>> Start
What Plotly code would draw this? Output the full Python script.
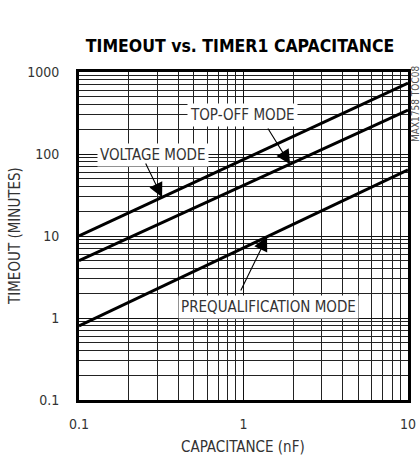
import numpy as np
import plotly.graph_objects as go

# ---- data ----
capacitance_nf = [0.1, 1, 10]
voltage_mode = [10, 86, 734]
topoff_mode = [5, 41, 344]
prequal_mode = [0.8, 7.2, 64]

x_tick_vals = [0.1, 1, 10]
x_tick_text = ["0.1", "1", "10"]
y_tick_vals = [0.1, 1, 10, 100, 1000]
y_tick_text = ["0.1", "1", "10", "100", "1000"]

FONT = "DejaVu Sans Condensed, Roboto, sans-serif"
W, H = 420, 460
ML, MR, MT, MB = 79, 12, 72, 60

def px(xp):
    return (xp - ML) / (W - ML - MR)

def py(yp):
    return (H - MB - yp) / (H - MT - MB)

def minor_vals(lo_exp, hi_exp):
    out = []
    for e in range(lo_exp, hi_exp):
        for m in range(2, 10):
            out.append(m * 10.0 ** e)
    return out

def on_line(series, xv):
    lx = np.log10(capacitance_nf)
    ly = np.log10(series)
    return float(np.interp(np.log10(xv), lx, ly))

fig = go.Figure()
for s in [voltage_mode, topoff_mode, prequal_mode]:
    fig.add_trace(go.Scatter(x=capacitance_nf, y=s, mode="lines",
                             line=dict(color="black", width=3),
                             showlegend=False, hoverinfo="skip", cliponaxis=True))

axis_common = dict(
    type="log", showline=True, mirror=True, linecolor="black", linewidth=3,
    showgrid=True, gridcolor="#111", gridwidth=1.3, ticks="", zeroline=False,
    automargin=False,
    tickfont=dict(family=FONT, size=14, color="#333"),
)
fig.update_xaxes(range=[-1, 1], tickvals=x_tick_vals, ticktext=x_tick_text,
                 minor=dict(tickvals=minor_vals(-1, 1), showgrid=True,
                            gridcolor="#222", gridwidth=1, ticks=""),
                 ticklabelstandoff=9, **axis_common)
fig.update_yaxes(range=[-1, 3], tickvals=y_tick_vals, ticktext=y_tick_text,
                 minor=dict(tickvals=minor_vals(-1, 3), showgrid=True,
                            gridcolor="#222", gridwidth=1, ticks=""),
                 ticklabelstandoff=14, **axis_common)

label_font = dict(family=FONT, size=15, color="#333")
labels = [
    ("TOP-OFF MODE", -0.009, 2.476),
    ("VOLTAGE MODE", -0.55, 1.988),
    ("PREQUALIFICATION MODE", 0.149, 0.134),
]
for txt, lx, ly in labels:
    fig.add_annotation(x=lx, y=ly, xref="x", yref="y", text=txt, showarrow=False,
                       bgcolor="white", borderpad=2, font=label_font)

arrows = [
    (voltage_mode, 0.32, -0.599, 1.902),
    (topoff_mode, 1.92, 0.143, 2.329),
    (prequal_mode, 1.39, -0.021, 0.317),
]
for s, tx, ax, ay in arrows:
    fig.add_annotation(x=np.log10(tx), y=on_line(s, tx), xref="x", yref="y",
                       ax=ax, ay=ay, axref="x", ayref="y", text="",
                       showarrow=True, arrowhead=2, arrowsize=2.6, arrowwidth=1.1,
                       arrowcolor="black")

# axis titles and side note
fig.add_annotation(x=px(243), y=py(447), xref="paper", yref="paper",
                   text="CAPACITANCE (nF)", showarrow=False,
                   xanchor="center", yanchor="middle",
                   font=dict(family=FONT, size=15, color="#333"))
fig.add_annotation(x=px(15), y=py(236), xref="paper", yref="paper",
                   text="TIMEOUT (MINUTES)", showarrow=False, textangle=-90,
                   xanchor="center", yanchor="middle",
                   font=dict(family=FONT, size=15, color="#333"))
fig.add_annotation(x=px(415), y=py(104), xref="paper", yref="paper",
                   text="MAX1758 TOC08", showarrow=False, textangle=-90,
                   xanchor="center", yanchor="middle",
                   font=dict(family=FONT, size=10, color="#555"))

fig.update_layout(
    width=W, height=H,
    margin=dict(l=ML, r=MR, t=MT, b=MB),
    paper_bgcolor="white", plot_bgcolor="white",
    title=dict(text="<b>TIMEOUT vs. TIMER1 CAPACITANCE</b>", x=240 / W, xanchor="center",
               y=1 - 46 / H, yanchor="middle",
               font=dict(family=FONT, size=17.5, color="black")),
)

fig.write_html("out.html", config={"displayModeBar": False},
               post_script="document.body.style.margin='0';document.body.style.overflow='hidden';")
>> End
## Instructions to follow:
Without the pictures, transcribe the listing above exactly.

## Completed task:
What Plotly code would draw this? Output the full Python script.
import numpy as np
import plotly.graph_objects as go

# ---- data ----
capacitance_nf = [0.1, 1, 10]
voltage_mode = [10, 86, 734]
topoff_mode = [5, 41, 344]
prequal_mode = [0.8, 7.2, 64]

x_tick_vals = [0.1, 1, 10]
x_tick_text = ["0.1", "1", "10"]
y_tick_vals = [0.1, 1, 10, 100, 1000]
y_tick_text = ["0.1", "1", "10", "100", "1000"]

FONT = "DejaVu Sans Condensed, Roboto, sans-serif"
W, H = 420, 460
ML, MR, MT, MB = 79, 12, 72, 60

def px(xp):
    return (xp - ML) / (W - ML - MR)

def py(yp):
    return (H - MB - yp) / (H - MT - MB)

def minor_vals(lo_exp, hi_exp):
    out = []
    for e in range(lo_exp, hi_exp):
        for m in range(2, 10):
            out.append(m * 10.0 ** e)
    return out

def on_line(series, xv):
    lx = np.log10(capacitance_nf)
    ly = np.log10(series)
    return float(np.interp(np.log10(xv), lx, ly))

fig = go.Figure()
for s in [voltage_mode, topoff_mode, prequal_mode]:
    fig.add_trace(go.Scatter(x=capacitance_nf, y=s, mode="lines",
                             line=dict(color="black", width=3),
                             showlegend=False, hoverinfo="skip", cliponaxis=True))

axis_common = dict(
    type="log", showline=True, mirror=True, linecolor="black", linewidth=3,
    showgrid=True, gridcolor="#111", gridwidth=1.3, ticks="", zeroline=False,
    automargin=False,
    tickfont=dict(family=FONT, size=14, color="#333"),
)
fig.update_xaxes(range=[-1, 1], tickvals=x_tick_vals, ticktext=x_tick_text,
                 minor=dict(tickvals=minor_vals(-1, 1), showgrid=True,
                            gridcolor="#222", gridwidth=1, ticks=""),
                 ticklabelstandoff=9, **axis_common)
fig.update_yaxes(range=[-1, 3], tickvals=y_tick_vals, ticktext=y_tick_text,
                 minor=dict(tickvals=minor_vals(-1, 3), showgrid=True,
                            gridcolor="#222", gridwidth=1, ticks=""),
                 ticklabelstandoff=14, **axis_common)

label_font = dict(family=FONT, size=15, color="#333")
labels = [
    ("TOP-OFF MODE", -0.009, 2.476),
    ("VOLTAGE MODE", -0.55, 1.988),
    ("PREQUALIFICATION MODE", 0.149, 0.134),
]
for txt, lx, ly in labels:
    fig.add_annotation(x=lx, y=ly, xref="x", yref="y", text=txt, showarrow=False,
                       bgcolor="white", borderpad=2, font=label_font)

arrows = [
    (voltage_mode, 0.32, -0.599, 1.902),
    (topoff_mode, 1.92, 0.143, 2.329),
    (prequal_mode, 1.39, -0.021, 0.317),
]
for s, tx, ax, ay in arrows:
    fig.add_annotation(x=np.log10(tx), y=on_line(s, tx), xref="x", yref="y",
                       ax=ax, ay=ay, axref="x", ayref="y", text="",
                       showarrow=True, arrowhead=2, arrowsize=2.6, arrowwidth=1.1,
                       arrowcolor="black")

# axis titles and side note
fig.add_annotation(x=px(243), y=py(447), xref="paper", yref="paper",
                   text="CAPACITANCE (nF)", showarrow=False,
                   xanchor="center", yanchor="middle",
                   font=dict(family=FONT, size=15, color="#333"))
fig.add_annotation(x=px(15), y=py(236), xref="paper", yref="paper",
                   text="TIMEOUT (MINUTES)", showarrow=False, textangle=-90,
                   xanchor="center", yanchor="middle",
                   font=dict(family=FONT, size=15, color="#333"))
fig.add_annotation(x=px(415), y=py(104), xref="paper", yref="paper",
                   text="MAX1758 TOC08", showarrow=False, textangle=-90,
                   xanchor="center", yanchor="middle",
                   font=dict(family=FONT, size=10, color="#555"))

fig.update_layout(
    width=W, height=H,
    margin=dict(l=ML, r=MR, t=MT, b=MB),
    paper_bgcolor="white", plot_bgcolor="white",
    title=dict(text="<b>TIMEOUT vs. TIMER1 CAPACITANCE</b>", x=240 / W, xanchor="center",
               y=1 - 46 / H, yanchor="middle",
               font=dict(family=FONT, size=17.5, color="black")),
)

fig.write_html("out.html", config={"displayModeBar": False},
               post_script="document.body.style.margin='0';document.body.style.overflow='hidden';")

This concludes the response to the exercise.